I’m going to try and create an open source library...
# general
f
I’m going to try and create an open source library of dynamic providers for interacting with Bitbucket. It’ll do what the GitHub provider does but for Bitbucket since BB isn’t in the pulumi registry. I’m not finding many thorough examples of testing using python/pytest, especially nothing with dynamic resources. Do you know of an example project I could look at with tests (unit, integration, functional) for dynamic resources in python? We’ll try to make the coverage and quality good so that the community can use this library.
b
@fierce-xylophone-92490 it’s almost certainly easier to bridge the bitbucket provider
f
The terraform one, you mean?
I and my team don’t know Go, so I worry that that would be far outside our skill set.
b
you actually don’t need to know a whole lot of go except module management, but that’s valid. I’ll see if I can try bridge one tomorrow
f
If you can make your work public I’d love to read through it.
Any thoughts on testing dynamic resources? I’m thinking I’ll start with functional tests and just try to create the resources with the automation API—then hit them with API calls to assert facts about them.
b
there are a bunch here: https://github.com/lbrlabs/
I generally try avoid dynamic resources personally, so not much I can help with there
f
Thanks! Do they have downsides besides not being language agnostic?
e
Do they have downsides besides not being language agnostic?

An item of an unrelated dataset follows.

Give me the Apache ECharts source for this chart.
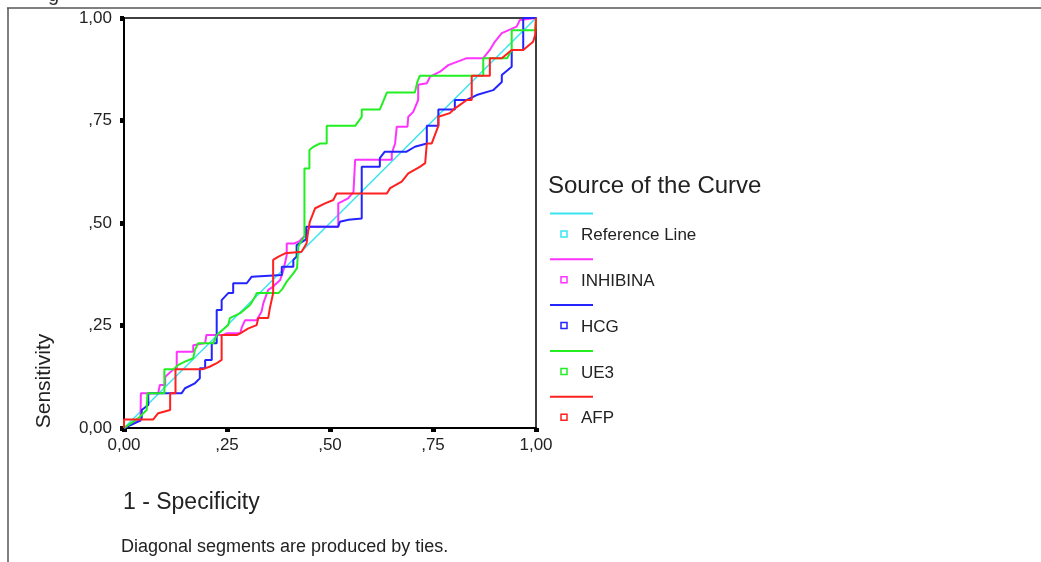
<!DOCTYPE html>
<html>
<head>
<meta charset="utf-8">
<title>ROC Curve</title>
<script src="https://cdn.jsdelivr.net/npm/echarts@6/dist/echarts.min.js"></script>
<style>
  html, body { margin: 0; padding: 0; background: #fff; }
  #chart { width: 1041px; height: 562px; }
</style>
</head>
<body>
<div id="chart"></div>
<script>
// tick labels (SPSS style, comma decimals)
var tickLabels = ['0,00', ',25', ',50', ',75', '1,00'];

var seriesNames = ['Reference Line', 'INHIBINA', 'HCG', 'UE3', 'AFP'];
var seriesColors = ['#3ae4f0', '#ff33ff', '#2424ff', '#22ee22', '#ff2020'];

// [1 - specificity, sensitivity]
var refLine = [[0, 0], [1, 1]];

var inhibina = [[0, 0], [0.04, 0.02], [0.041, 0.085], [0.083, 0.085], [0.087, 0.105], [0.1, 0.105], [0.1, 0.125],
  [0.12, 0.143], [0.128, 0.143], [0.128, 0.186], [0.168, 0.186], [0.168, 0.202], [0.197, 0.207], [0.2, 0.227],
  [0.241, 0.227], [0.249, 0.231], [0.282, 0.231], [0.286, 0.246], [0.294, 0.263], [0.322, 0.263], [0.334, 0.284],
  [0.338, 0.304], [0.35, 0.337], [0.362, 0.345], [0.379, 0.361], [0.387, 0.385], [0.395, 0.422], [0.395, 0.45],
  [0.413, 0.45], [0.425, 0.455], [0.44, 0.47], [0.451, 0.491], [0.52, 0.491], [0.52, 0.548], [0.544, 0.56],
  [0.557, 0.576], [0.561, 0.576], [0.561, 0.654], [0.65, 0.654], [0.65, 0.67], [0.658, 0.694], [0.662, 0.735],
  [0.688, 0.735], [0.69, 0.759], [0.702, 0.771], [0.714, 0.8], [0.714, 0.837], [0.735, 0.841], [0.743, 0.857],
  [0.767, 0.869], [0.787, 0.885], [0.808, 0.893], [0.832, 0.902], [0.872, 0.902], [0.888, 0.922], [0.9, 0.942],
  [0.917, 0.963], [0.953, 0.979], [0.961, 0.995], [1, 1]];

var hcg = [[0, 0], [0.04, 0.018], [0.043, 0.024], [0.043, 0.044], [0.059, 0.056], [0.059, 0.085], [0.14, 0.085],
  [0.148, 0.097], [0.172, 0.109], [0.184, 0.121], [0.184, 0.146], [0.197, 0.146], [0.197, 0.166], [0.213, 0.166],
  [0.213, 0.207], [0.225, 0.207], [0.225, 0.288], [0.237, 0.288], [0.237, 0.312], [0.253, 0.329], [0.265, 0.329],
  [0.265, 0.353], [0.298, 0.353], [0.31, 0.369], [0.383, 0.373], [0.383, 0.393], [0.411, 0.393], [0.411, 0.41],
  [0.419, 0.418], [0.419, 0.446], [0.442, 0.46], [0.442, 0.491], [0.52, 0.491], [0.524, 0.503], [0.545, 0.508],
  [0.577, 0.511], [0.577, 0.637], [0.621, 0.637], [0.621, 0.658], [0.633, 0.674], [0.686, 0.674], [0.706, 0.686],
  [0.735, 0.694], [0.735, 0.737], [0.763, 0.737], [0.763, 0.777], [0.803, 0.777], [0.803, 0.8], [0.832, 0.8],
  [0.856, 0.812], [0.896, 0.824], [0.917, 0.844], [0.917, 0.861], [0.941, 0.881], [0.941, 0.922], [0.969, 0.922],
  [0.969, 1], [1, 1]];

var ue3 = [[0, 0], [0.035, 0.024], [0.055, 0.044], [0.057, 0.085], [0.098, 0.085], [0.098, 0.143], [0.12, 0.143],
  [0.132, 0.154], [0.148, 0.162], [0.168, 0.17], [0.172, 0.19], [0.18, 0.207], [0.217, 0.207], [0.225, 0.227],
  [0.253, 0.251], [0.257, 0.268], [0.282, 0.28], [0.306, 0.3], [0.318, 0.32], [0.322, 0.329], [0.375, 0.329],
  [0.385, 0.34], [0.395, 0.357], [0.411, 0.377], [0.42, 0.39], [0.423, 0.442], [0.427, 0.45], [0.438, 0.467],
  [0.438, 0.633], [0.45, 0.633], [0.45, 0.678], [0.46, 0.686], [0.476, 0.694], [0.492, 0.694], [0.492, 0.737],
  [0.561, 0.737], [0.577, 0.759], [0.577, 0.777], [0.621, 0.777], [0.629, 0.796], [0.638, 0.818], [0.706, 0.818],
  [0.712, 0.844], [0.718, 0.859], [0.872, 0.859], [0.872, 0.902], [0.93, 0.902], [0.941, 0.922], [0.941, 0.97],
  [0.998, 0.97], [1, 1]];

var afp = [[0, 0], [0, 0.021], [0.071, 0.021], [0.083, 0.036], [0.112, 0.044], [0.112, 0.085], [0.125, 0.085],
  [0.125, 0.143], [0.19, 0.143], [0.209, 0.15], [0.225, 0.158], [0.237, 0.166], [0.237, 0.227], [0.275, 0.227],
  [0.282, 0.231], [0.302, 0.243], [0.322, 0.251], [0.326, 0.268], [0.35, 0.268], [0.354, 0.292], [0.362, 0.329],
  [0.362, 0.41], [0.375, 0.418], [0.391, 0.426], [0.431, 0.43], [0.443, 0.45], [0.447, 0.48], [0.451, 0.503],
  [0.464, 0.536], [0.488, 0.548], [0.508, 0.556], [0.516, 0.572], [0.638, 0.572], [0.646, 0.585], [0.674, 0.601],
  [0.69, 0.621], [0.718, 0.637], [0.731, 0.646], [0.735, 0.694], [0.747, 0.694], [0.763, 0.737], [0.763, 0.759],
  [0.791, 0.768], [0.8, 0.777], [0.832, 0.8], [0.844, 0.8], [0.844, 0.859], [0.888, 0.859], [0.888, 0.902],
  [0.917, 0.902], [0.941, 0.922], [0.969, 0.922], [0.993, 0.942], [0.998, 0.959], [1, 1]];

var curves = [refLine, inhibina, hcg, ue3, afp];

var FONT = '"Liberation Sans", Arial, sans-serif';

function fmtTick(v) {
  return tickLabels[Math.round(v * 4)];
}

function axisOpt(margin) {
  return {
    type: 'value',
    min: 0,
    max: 1,
    interval: 0.25,
    axisLine: { lineStyle: { color: '#000', width: 2 } },
    axisTick: { show: true, length: 4, lineStyle: { color: '#000', width: 5 } },
    splitLine: { show: false },
    axisLabel: { formatter: fmtTick, color: '#222', fontSize: 17, fontFamily: FONT, margin: margin }
  };
}

// legend drawn SPSS-like: line on one row, marker + name on the next
function legendGraphics() {
  var items = [];
  for (var i = 0; i < seriesNames.length; i++) {
    var dy = i * 45.8;
    items.push({
      type: 'line',
      shape: { x1: 550, y1: 213.5 + dy, x2: 593, y2: 213.5 + dy },
      style: { stroke: seriesColors[i], lineWidth: 2 }
    });
    items.push({
      type: 'rect',
      shape: { x: 561, y: 231 + dy, width: 6, height: 6 },
      style: { fill: '#fff', stroke: seriesColors[i], lineWidth: 1.5 }
    });
    items.push({
      type: 'text',
      x: 581, y: 235.6 + dy,
      style: { text: seriesNames[i], font: '17px ' + FONT, fill: '#222', verticalAlign: 'middle' }
    });
  }
  return items;
}

var myChart = echarts.init(document.getElementById('chart'));

var option = {
  backgroundColor: '#fff',
  animation: false,
  grid: {
    left: 124, top: 18, width: 412, height: 410,
    show: true, borderColor: '#000', borderWidth: 1.5, backgroundColor: 'transparent'
  },
  xAxis: axisOpt(9),
  yAxis: axisOpt(12),
  series: curves.map(function (d, i) {
    return {
      name: seriesNames[i],
      type: 'line',
      data: d,
      showSymbol: false,
      lineStyle: { color: seriesColors[i], width: i === 0 ? 1.5 : 2 },
      itemStyle: { color: seriesColors[i] }
    };
  }),
  graphic: [
    // outer frame (scan edge)
    { type: 'line', shape: { x1: 7, y1: 8, x2: 1041, y2: 8 }, style: { stroke: '#555', lineWidth: 1.5 } },
    { type: 'line', shape: { x1: 8, y1: 8, x2: 8, y2: 562 }, style: { stroke: '#555', lineWidth: 1.5 } },
    { type: 'text', x: 48, y: 5, style: { text: 'g', font: '20px ' + FONT, fill: '#333', verticalAlign: 'bottom' } },
    {
      type: 'text', x: 44, y: 381, rotation: Math.PI / 2,
      style: { text: 'Sensitivity', font: '21px ' + FONT, fill: '#222', align: 'center', verticalAlign: 'middle' }
    },
    { type: 'text', x: 123, y: 503, style: { text: '1 - Specificity', font: '23px ' + FONT, fill: '#222', verticalAlign: 'middle' } },
    { type: 'text', x: 121, y: 547, style: { text: 'Diagonal segments are produced by ties.', font: '18px ' + FONT, fill: '#222', verticalAlign: 'middle' } },
    { type: 'text', x: 548, y: 186.5, style: { text: 'Source of the Curve', font: '24px ' + FONT, fill: '#222', verticalAlign: 'middle' } }
  ].concat(legendGraphics())
};

myChart.setOption(option);
</script>
</body>
</html>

That's the big one, it limits your provider to only being used by python users, while a non-dynamic provider can generate SDKs for every language. They're also relying on closure serialisation to work, which when it works is awesome but is a nightmare to debug when it doesn't work (this isn't unique to Pulumi, we're just using cloudpickle internally). They're also highly coupled to the SDK version which makes it very hard for us to update them. We've been looking at doing new dynamic providers that would be a separate library with their own update cadence but it's not been deemed a high enough priority to commit to yet.